__WORK INSTRUCTIONS__
Copy out all lines carrying the word "code".

::: MATERIAL SHOWN :::

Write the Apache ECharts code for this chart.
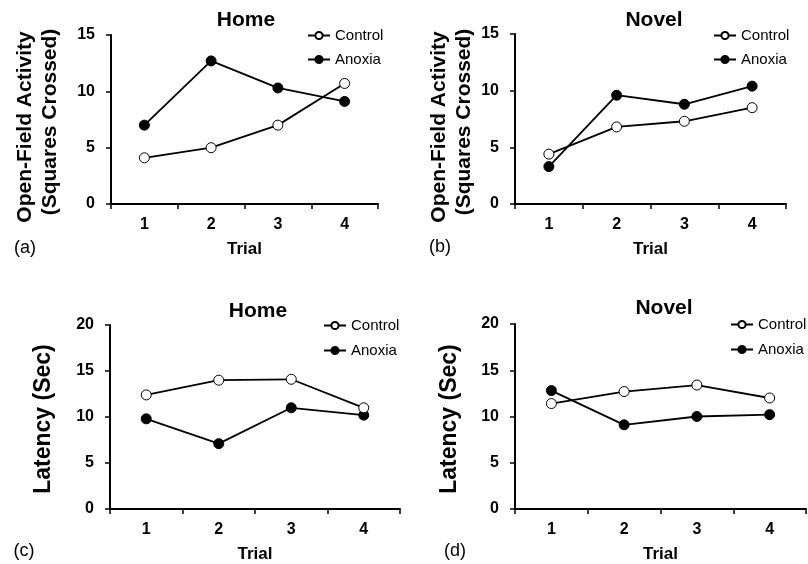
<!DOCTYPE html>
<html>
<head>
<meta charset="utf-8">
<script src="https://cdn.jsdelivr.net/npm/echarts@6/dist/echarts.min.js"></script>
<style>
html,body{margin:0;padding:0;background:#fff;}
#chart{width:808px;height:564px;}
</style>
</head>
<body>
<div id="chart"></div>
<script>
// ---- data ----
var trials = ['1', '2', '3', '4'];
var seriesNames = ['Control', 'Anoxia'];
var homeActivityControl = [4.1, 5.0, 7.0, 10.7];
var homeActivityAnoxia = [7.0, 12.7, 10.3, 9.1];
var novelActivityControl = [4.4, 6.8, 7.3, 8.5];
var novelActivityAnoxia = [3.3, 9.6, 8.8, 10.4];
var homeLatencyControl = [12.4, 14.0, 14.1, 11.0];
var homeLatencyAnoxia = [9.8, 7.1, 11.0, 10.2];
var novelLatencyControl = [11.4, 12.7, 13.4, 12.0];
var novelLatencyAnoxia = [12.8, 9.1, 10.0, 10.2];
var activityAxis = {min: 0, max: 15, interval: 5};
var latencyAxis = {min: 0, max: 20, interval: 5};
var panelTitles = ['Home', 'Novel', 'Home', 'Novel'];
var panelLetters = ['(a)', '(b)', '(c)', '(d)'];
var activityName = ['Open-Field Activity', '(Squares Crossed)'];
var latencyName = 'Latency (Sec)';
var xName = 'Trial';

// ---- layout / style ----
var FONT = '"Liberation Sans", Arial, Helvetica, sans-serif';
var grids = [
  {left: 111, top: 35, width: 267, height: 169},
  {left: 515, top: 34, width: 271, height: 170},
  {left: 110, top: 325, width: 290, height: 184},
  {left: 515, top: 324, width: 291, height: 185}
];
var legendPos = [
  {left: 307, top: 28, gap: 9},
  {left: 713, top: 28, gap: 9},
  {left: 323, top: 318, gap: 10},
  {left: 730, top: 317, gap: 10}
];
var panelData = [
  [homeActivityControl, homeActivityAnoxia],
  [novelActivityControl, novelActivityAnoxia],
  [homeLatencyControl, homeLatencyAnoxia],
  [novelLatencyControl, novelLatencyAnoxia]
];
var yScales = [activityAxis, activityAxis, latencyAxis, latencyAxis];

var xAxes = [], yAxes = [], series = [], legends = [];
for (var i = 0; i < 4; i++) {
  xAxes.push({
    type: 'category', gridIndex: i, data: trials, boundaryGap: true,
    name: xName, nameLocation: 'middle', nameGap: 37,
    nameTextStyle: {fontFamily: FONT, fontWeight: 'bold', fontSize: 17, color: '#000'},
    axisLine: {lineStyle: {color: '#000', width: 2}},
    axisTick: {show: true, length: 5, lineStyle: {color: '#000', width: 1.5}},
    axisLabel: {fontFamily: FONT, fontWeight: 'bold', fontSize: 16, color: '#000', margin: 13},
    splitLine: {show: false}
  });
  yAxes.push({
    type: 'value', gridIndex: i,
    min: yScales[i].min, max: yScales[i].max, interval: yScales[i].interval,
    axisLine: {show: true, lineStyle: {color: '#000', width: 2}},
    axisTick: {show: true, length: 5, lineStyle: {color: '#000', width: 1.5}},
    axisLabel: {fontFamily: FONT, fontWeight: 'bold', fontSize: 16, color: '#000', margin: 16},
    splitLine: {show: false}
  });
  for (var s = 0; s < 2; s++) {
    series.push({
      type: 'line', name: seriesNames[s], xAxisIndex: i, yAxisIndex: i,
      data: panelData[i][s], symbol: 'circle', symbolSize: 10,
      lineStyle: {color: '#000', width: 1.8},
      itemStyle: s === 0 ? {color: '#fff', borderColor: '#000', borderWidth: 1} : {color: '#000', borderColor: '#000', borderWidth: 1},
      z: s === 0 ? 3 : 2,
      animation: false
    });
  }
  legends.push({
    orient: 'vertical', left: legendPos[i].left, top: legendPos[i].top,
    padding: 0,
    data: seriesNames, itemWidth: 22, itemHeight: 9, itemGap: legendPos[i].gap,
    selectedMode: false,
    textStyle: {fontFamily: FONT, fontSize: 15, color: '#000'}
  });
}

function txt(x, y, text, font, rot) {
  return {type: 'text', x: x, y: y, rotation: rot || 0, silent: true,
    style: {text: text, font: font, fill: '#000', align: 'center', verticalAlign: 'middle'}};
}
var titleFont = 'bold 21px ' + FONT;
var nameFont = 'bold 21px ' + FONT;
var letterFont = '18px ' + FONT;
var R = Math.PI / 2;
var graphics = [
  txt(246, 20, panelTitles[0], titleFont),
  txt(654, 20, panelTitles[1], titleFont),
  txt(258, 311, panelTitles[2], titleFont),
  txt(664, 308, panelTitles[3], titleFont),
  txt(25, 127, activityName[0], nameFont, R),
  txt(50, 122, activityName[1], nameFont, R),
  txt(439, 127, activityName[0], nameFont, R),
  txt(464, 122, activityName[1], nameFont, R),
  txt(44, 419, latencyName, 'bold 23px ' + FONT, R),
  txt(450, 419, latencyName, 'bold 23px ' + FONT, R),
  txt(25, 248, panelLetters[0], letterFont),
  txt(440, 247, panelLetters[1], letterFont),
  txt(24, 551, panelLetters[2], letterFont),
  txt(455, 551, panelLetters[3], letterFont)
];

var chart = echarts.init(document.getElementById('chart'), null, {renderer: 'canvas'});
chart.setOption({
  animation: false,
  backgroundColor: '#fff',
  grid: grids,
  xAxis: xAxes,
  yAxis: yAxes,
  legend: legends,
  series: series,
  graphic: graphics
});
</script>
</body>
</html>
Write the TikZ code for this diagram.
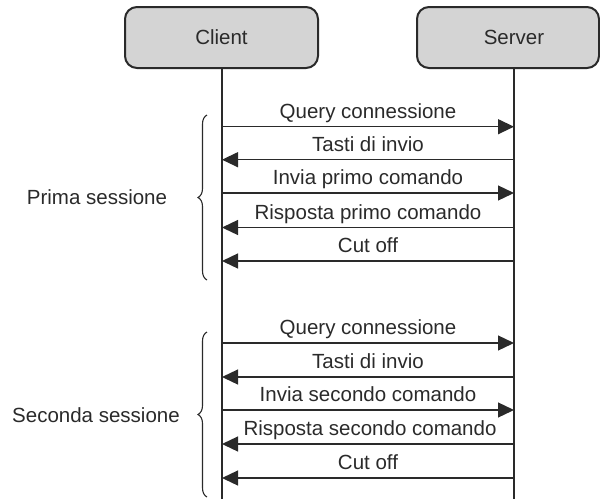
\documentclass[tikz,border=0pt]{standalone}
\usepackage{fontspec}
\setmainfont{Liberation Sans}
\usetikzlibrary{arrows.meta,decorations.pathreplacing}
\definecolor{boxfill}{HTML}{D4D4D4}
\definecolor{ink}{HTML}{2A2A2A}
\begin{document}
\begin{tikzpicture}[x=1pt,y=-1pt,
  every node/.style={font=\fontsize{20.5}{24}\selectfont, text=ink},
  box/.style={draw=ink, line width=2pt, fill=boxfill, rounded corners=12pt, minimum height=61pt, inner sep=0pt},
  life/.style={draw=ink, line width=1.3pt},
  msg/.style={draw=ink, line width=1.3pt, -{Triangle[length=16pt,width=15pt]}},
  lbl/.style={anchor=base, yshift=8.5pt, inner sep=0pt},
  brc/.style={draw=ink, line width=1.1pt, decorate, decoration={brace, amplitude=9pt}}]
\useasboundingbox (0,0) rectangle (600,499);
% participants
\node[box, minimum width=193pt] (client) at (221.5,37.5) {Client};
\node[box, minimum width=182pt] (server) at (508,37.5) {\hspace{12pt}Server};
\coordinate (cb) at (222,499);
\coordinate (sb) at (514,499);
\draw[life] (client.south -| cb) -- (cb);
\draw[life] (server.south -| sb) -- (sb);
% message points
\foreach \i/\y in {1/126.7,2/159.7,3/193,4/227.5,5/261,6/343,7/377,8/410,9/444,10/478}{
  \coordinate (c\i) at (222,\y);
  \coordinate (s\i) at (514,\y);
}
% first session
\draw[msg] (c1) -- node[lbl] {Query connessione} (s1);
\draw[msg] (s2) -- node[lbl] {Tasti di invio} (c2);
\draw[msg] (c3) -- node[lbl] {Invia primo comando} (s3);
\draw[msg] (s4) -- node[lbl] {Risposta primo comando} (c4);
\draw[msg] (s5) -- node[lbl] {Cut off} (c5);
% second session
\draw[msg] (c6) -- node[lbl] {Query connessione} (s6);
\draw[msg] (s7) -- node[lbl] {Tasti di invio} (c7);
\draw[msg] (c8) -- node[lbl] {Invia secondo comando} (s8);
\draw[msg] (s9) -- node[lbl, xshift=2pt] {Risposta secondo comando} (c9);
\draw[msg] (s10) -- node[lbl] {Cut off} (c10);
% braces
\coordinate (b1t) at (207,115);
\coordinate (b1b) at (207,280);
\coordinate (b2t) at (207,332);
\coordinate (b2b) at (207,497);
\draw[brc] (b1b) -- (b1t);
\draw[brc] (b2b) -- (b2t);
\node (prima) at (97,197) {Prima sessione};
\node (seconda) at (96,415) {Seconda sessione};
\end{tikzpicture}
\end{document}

:::

__ANSWER FOR THIS EXERCISE__
Write the Apache ECharts code for this chart.
Write the TikZ code for this diagram.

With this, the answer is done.